Ermöglicht wird dies durch eine komplexe optische Anordnung: Nachdem das polarisierte Licht die Probe passiert hat, wird es mit Hilfe von Referenzstrahlen in seine links- und rechtshändigen Komponenten getrennt. Dabei entstehen Interferenzmuster, die zeigen, wie jede Lichtkomponente mit der Probe wechselwirkt, und so die Chiralität sichtbar machen. Als künstliche chirale Proben verwendeten die ETH-Forscher eigens hergestellte Nanostrukturen aus Gold. Daran konnten sie verschiedene Muster sowie Buchstaben sichtbar machen, die aus links- (L) und rechtshändigen (R) Enantiomeren – also spiegelbildlichen Varianten von Nanostrukturen – aufgebaut waren.

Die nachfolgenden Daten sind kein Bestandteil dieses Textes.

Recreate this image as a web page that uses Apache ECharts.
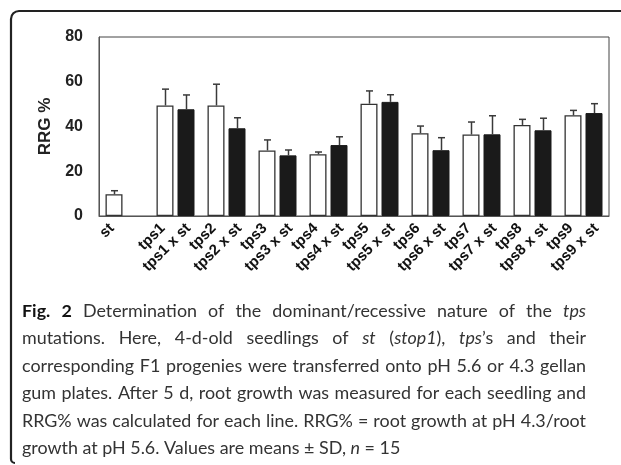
<!DOCTYPE html>
<html><head><meta charset="utf-8">
<script src="https://cdn.jsdelivr.net/npm/echarts@6/dist/echarts.min.js"></script>
<style>html,body{margin:0;padding:0;background:#fff}#c{width:621px;height:465px}</style>
</head><body><div id="c"></div>
<script>
const groups = ['st','tps1','tps2','tps3','tps4','tps5','tps6','tps7','tps8','tps9'];
const barLabels = ['st','','tps1','tps1 x st','tps2','tps2 x st','tps3','tps3 x st','tps4','tps4 x st',
  'tps5','tps5 x st','tps6','tps6 x st','tps7','tps7 x st','tps8','tps8 x st','tps9','tps9 x st'];
const parentValues = [9.7, 49.4, 49.4, 29.3, 27.6, 50.2, 37.0, 36.4, 40.7, 45.0];
const parentSD     = [1.6, 7.3, 9.5, 4.7, 1.0, 5.7, 3.2, 5.6, 2.5, 2.2];
const f1Values     = [null, 47.7, 39.2, 27.1, 31.7, 51.0, 29.4, 36.5, 38.3, 46.0];
const f1SD         = [null, 6.4, 4.7, 2.4, 3.7, 3.2, 5.6, 8.3, 5.4, 4.2];
const yTicks = [0, 20, 40, 60, 80];
const captionLines = [
  '{b|Fig.} {b|2} Determination of the dominant/recessive nature of the {i|tps}',
  'mutations. Here, 4-d-old seedlings of {i|st} ({i|stop1}), {i|tps}\u2019s and their',
  'corresponding F1 progenies were transferred onto pH 5.6 or 4.3 gellan',
  'gum plates. After 5 d, root growth was measured for each seedling and',
  'RRG% was calculated for each line. RRG% = root growth at pH 4.3/root',
  'growth at pH 5.6. Values are means \u00b1 SD, {i|n} = 15'
];

const BAR_W = 17, GAP = 4, OFF = (BAR_W + GAP) / 2;

function errRender(offset) {
  return function (params, api) {
    const c = api.value(0);
    const x = Math.round(api.coord([c, 0])[0] + offset) + 0.5;
    const y1 = api.coord([c, api.value(1)])[1];
    const y2 = api.coord([c, api.value(1) + api.value(2)])[1];
    const st = { stroke: '#3a3a3a', lineWidth: 1.5 };
    return { type: 'group', children: [
      { type: 'line', shape: { x1: x, y1: y1, x2: x, y2: y2 }, style: st },
      { type: 'line', shape: { x1: x - 3.5, y1: y2, x2: x + 3.5, y2: y2 }, style: st }
    ]};
  };
}

// ---- caption layout (justified like the reference) ----
const capFont = 'Lato';
const capLeft = 22, capRight = 586;
const capY = [311, 338.5, 366, 393.5, 421, 448];
const mctx = document.createElement('canvas').getContext('2d');
function fontStr(k, size) { return (k === 'i' ? 'italic ' : '') + (k === 'b' ? 'bold ' : '') + size + 'px ' + capFont; }
function parseWord(w) {
  const segs = []; const re = /\{(\w)\|([^}]*)\}|([^{]+)/g; let m;
  while ((m = re.exec(w))) segs.push(m[1] ? { k: m[1], t: m[2] } : { k: '', t: m[3] });
  return segs;
}
function measureWord(w, size) {
  return parseWord(w).reduce((s, g) => { mctx.font = fontStr(g.k, size); return s + mctx.measureText(g.t).width; }, 0);
}
function spaceW(size) { mctx.font = fontStr('', size); return mctx.measureText(' ').width; }
let natMax = 0;
captionLines.slice(0, 5).forEach(l => {
  const ws = l.split(' ');
  const w = ws.reduce((s, x) => s + measureWord(x, 20), 0) + (ws.length - 1) * spaceW(20);
  natMax = Math.max(natMax, w);
});
const capSize = Math.round(20 * (capRight - capLeft - 4) / natMax * 10) / 10;
const capRich = {
  b: { fontFamily: capFont, fontSize: capSize, fontWeight: 'bold', fill: '#111' },
  i: { fontFamily: capFont, fontSize: capSize, fontStyle: 'italic', fill: '#333' }
};
const capElems = [];
captionLines.forEach((l, k) => {
  const ws = l.split(' ');
  const widths = ws.map(w => measureWord(w, capSize));
  const total = widths.reduce((a, b) => a + b, 0);
  const gap = k < captionLines.length - 1 ? (capRight - capLeft - total) / (ws.length - 1) : spaceW(capSize);
  let x = capLeft;
  ws.forEach((w, j) => {
    capElems.push({ type: 'text', x: x, y: capY[k],
      style: { text: w, fontFamily: capFont, fontSize: capSize, fill: '#333', verticalAlign: 'middle', rich: capRich } });
    x += widths[j] + gap;
  });
});

const chart = echarts.init(document.getElementById('c'), null, { renderer: 'canvas' });
const frameStyle = { fill: null, stroke: '#222', lineWidth: 2.2 };
const axisFont = 'Liberation Sans, Arial, sans-serif';

chart.setOption({
  animation: false,
  backgroundColor: '#fff',
  grid: { left: 99, top: 37, right: 12, bottom: 249, show: true, borderColor: '#444', borderWidth: 1, containLabel: false },
  xAxis: [
    { type: 'category', data: groups, axisLine: { show: true, lineStyle: { color: '#555', width: 1 } },
      axisTick: { show: false }, axisLabel: { show: false }, splitLine: { show: false } },
    { type: 'category', data: barLabels, position: 'bottom', axisLine: { show: false }, axisTick: { show: false },
      axisLabel: { interval: 0, rotate: 45, margin: 10, fontFamily: axisFont, fontWeight: 'bold', fontSize: 15, color: '#111' } }
  ],
  yAxis: {
    type: 'value', min: 0, max: 80, interval: 20,
    axisLine: { show: true, lineStyle: { color: '#555' } }, axisTick: { show: false }, splitLine: { show: false },
    axisLabel: { margin: 16, fontFamily: axisFont, fontWeight: 'bold', fontSize: 16, color: '#222',
      formatter: v => yTicks.indexOf(v) >= 0 ? String(v) : '' },
    name: 'RRG %', nameLocation: 'middle', nameRotate: 90, nameGap: 45,
    nameTextStyle: { fontFamily: axisFont, fontWeight: 'bold', fontSize: 17, color: '#222' }
  },
  series: [
    { type: 'bar', name: 'parent', xAxisIndex: 0, data: parentValues, barWidth: BAR_W, barGap: (GAP / BAR_W * 100) + '%',
      itemStyle: { color: '#fff', borderColor: '#333', borderWidth: 1.3 } },
    { type: 'bar', name: 'F1', xAxisIndex: 0, data: f1Values.map(v => v == null ? '-' : v), barWidth: BAR_W,
      itemStyle: { color: '#1a1a1a', borderColor: '#1a1a1a', borderWidth: 1 } },
    { type: 'custom', xAxisIndex: 0, renderItem: errRender(-OFF), z: 5,
      data: parentValues.map((v, i) => [i, v, parentSD[i]]) },
    { type: 'custom', xAxisIndex: 0, renderItem: errRender(OFF), z: 5,
      data: f1Values.map((v, i) => [i, v, f1SD[i]]).filter(d => d[1] != null) }
  ],
  graphic: [
    { type: 'line', shape: { x1: 19, y1: 11, x2: 622, y2: 11 }, style: frameStyle },
    { type: 'line', shape: { x1: 11, y1: 19, x2: 11, y2: 459 }, style: frameStyle },
    { type: 'arc', shape: { cx: 19, cy: 19, r: 8, startAngle: Math.PI, endAngle: Math.PI * 1.5, clockwise: true }, style: frameStyle },
    { type: 'arc', shape: { cx: 15, cy: 459, r: 4, startAngle: Math.PI * 0.5, endAngle: Math.PI, clockwise: true }, style: frameStyle }
  ].concat(capElems)
});
</script></body></html>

Bei den Goldstrukturen soll es nicht bleiben. Der Imaging-Ansatz ist auch für die Wirkstoffentwicklung und die Zellbiologie relevant. L-Aminosäuren, D-Zucker, B-DNA oder chirale Lipide und Membranen – Abweichungen von der normalen Chiralität dieser Biomoleküle können in seltenen Fällen bei chronischen Erkrankungen oder in Tumoren auftreten und könnten sich mit der Methode erkennen lassen. „Das gilt nicht nur für Moleküle, sondern auch für größere Strukturen wie Teile von Zellen, deren Chiralität bislang kaum untersucht werden konnte“, so Büchner. Ein eindrucksvolles Beispiel liefert D-Cystein: Die spiegelbildliche Aminosäure kann das Wachstum bestimmter Krebszellen gezielt hemmen, wie Wissenschaftler aus Marburg und Genf kürzlich zeigen konnten.

Auch zahlreiche Medikamente bestehen aus chiralen Molekülen. Das Beispiel Thalidomid zeigt, wie wichtig die gezielte stereospezifische Synthese bestimmter Wirkstoffe wie Cereblon-Ligase-Modulatoren ist, weil ein anderes Enantiomer unwirksam oder gar schädlich sein kann. Komplexe Racemat-Mischungen könnten sich durch die neue Methode direkt und räumlich aufgelöst im Feststoff analysieren lassen, um pharmazeutische Herstellungsprozesse und Qualitätskontrollen zu verbessern. Bisher werden solche Stoffgemische in Lösung mit chromatographischen, spektroskopischen oder massenspektrometrischen Verfahren analysiert, die nur Durchschnittswerte liefern. Generell besteht das größte Potential dort, wo Chiralität räumlich variiert – etwa in der Materialwissenschaft. Für eine Vielzahl möglicher Anwendungen lässt sich das Verfahren anpassen, soll dafür jedoch noch empfindlicher und weniger störanfällig werden.